▸ Set exercise:
From the first line of the listing below, retype each line up to and including the one with "YAxis, CartesianGrid, ReferenceLine"; pictures stay out.

▸ Available data:

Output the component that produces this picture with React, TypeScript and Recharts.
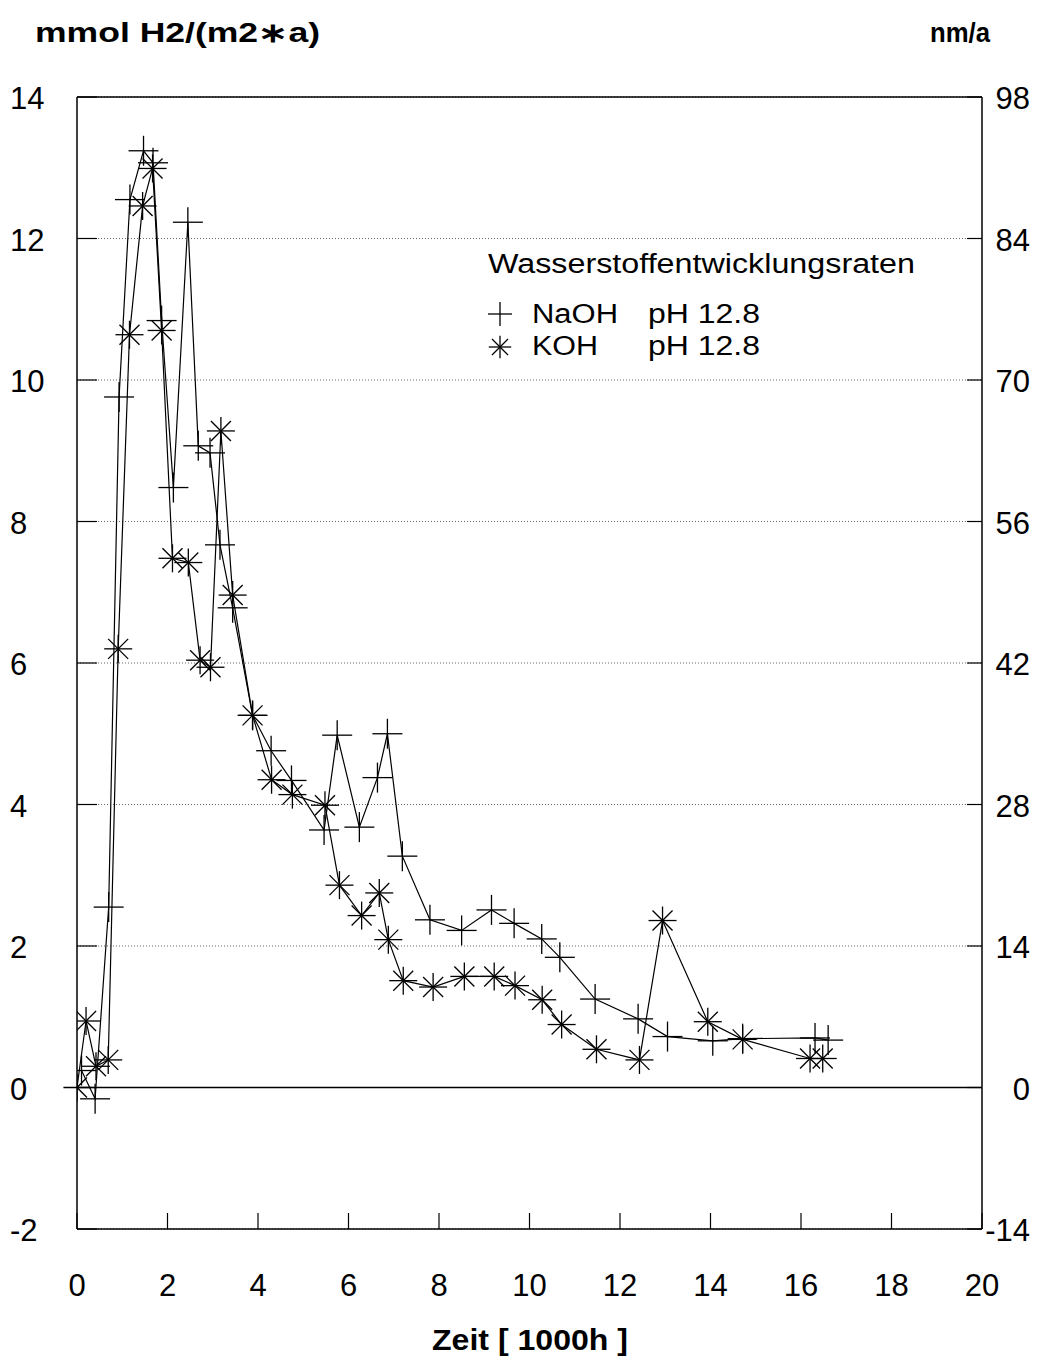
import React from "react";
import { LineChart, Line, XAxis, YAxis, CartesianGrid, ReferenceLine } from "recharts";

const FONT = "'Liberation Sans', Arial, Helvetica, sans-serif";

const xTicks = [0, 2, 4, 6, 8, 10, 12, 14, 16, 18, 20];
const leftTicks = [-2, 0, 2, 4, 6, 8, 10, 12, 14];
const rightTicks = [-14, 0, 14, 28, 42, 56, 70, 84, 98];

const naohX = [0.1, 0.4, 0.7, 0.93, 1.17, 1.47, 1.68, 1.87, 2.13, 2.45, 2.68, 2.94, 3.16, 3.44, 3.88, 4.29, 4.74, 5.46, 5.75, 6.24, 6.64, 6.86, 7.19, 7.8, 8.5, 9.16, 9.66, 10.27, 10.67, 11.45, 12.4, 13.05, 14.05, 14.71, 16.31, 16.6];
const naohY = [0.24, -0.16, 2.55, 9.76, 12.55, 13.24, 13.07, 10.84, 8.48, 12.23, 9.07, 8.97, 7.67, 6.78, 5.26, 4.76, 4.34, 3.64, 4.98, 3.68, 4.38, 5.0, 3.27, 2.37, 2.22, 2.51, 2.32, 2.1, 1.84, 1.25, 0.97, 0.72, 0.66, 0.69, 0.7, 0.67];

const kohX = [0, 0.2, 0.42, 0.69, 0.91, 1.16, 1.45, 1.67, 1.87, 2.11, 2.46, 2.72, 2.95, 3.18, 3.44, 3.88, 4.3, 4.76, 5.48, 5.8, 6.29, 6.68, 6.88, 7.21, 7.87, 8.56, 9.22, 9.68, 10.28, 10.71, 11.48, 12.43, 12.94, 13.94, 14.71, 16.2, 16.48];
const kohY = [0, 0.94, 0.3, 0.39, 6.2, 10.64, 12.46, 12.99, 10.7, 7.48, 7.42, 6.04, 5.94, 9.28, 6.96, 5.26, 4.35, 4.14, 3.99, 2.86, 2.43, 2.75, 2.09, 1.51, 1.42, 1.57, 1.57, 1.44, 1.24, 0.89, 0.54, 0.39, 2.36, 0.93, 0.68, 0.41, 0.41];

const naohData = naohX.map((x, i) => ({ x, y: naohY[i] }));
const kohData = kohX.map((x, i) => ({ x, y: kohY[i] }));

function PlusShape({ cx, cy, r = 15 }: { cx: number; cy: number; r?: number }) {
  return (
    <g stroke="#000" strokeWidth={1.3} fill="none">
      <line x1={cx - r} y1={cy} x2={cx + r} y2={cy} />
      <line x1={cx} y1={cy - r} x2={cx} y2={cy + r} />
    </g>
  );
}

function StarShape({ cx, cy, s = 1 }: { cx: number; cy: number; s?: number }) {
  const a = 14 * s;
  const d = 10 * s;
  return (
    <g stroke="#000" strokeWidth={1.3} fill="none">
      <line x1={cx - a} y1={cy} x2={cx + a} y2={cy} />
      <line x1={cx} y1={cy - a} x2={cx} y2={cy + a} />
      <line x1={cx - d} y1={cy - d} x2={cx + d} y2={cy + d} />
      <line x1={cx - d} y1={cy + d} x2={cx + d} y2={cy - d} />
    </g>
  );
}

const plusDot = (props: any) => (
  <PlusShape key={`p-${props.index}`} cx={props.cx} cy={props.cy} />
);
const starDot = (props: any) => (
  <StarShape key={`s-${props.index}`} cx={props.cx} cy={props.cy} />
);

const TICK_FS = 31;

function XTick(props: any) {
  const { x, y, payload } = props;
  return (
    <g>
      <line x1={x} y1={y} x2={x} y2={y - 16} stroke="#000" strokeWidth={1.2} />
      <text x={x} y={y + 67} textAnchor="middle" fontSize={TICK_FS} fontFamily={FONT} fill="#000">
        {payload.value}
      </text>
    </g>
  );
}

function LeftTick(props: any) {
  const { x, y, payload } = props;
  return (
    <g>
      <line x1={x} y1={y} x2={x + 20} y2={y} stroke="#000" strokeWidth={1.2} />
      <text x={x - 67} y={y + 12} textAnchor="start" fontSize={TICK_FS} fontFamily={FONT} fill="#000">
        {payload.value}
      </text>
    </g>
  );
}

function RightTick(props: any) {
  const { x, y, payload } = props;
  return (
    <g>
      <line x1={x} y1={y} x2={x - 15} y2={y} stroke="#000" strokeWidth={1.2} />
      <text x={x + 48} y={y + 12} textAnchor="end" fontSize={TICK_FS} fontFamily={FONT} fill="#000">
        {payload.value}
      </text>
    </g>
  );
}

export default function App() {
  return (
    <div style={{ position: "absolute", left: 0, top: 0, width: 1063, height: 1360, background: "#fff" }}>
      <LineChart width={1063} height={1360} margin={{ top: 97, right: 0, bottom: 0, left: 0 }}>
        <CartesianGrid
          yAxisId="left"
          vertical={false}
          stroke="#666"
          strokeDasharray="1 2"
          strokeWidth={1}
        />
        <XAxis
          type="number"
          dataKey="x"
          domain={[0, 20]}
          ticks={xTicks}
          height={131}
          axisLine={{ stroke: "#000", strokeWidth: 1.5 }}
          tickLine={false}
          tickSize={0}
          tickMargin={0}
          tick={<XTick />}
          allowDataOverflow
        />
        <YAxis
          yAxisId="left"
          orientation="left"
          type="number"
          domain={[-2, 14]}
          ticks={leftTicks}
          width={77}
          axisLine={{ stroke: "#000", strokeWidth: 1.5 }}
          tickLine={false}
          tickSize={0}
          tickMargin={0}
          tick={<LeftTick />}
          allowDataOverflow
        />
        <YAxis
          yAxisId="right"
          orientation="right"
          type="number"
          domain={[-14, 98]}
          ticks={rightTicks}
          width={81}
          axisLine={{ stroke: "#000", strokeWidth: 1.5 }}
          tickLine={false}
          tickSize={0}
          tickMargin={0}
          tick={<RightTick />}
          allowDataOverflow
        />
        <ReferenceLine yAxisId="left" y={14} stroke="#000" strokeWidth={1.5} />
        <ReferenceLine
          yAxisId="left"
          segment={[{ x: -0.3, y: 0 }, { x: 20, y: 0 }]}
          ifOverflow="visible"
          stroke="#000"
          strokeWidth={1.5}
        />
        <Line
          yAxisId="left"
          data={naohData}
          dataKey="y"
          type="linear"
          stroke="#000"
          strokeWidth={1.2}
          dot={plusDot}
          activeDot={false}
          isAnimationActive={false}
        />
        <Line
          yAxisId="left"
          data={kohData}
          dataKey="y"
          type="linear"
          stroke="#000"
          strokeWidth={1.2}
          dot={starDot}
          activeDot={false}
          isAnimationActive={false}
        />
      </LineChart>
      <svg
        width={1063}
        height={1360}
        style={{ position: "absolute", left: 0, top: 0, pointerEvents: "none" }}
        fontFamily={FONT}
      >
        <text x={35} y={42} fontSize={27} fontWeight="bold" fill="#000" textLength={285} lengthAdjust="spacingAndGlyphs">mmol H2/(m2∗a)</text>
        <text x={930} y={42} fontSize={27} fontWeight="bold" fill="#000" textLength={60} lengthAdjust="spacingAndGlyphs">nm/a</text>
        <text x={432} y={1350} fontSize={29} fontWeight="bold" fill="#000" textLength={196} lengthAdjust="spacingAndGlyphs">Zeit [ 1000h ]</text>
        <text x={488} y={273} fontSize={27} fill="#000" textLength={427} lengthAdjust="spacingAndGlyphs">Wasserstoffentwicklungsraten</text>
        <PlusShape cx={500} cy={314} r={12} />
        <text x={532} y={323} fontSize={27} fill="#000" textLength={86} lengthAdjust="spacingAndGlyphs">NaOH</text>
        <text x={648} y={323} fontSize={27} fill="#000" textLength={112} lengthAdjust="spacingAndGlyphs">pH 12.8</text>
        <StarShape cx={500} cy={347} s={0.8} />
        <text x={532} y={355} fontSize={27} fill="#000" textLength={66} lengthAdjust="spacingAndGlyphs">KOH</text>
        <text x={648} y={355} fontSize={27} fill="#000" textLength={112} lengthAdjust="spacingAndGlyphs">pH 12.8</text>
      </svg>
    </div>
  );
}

▸ Solution to the problem:
Output the component that produces this picture with React, TypeScript and Recharts.
import React from "react";
import { LineChart, Line, XAxis, YAxis, CartesianGrid, ReferenceLine } from "recharts";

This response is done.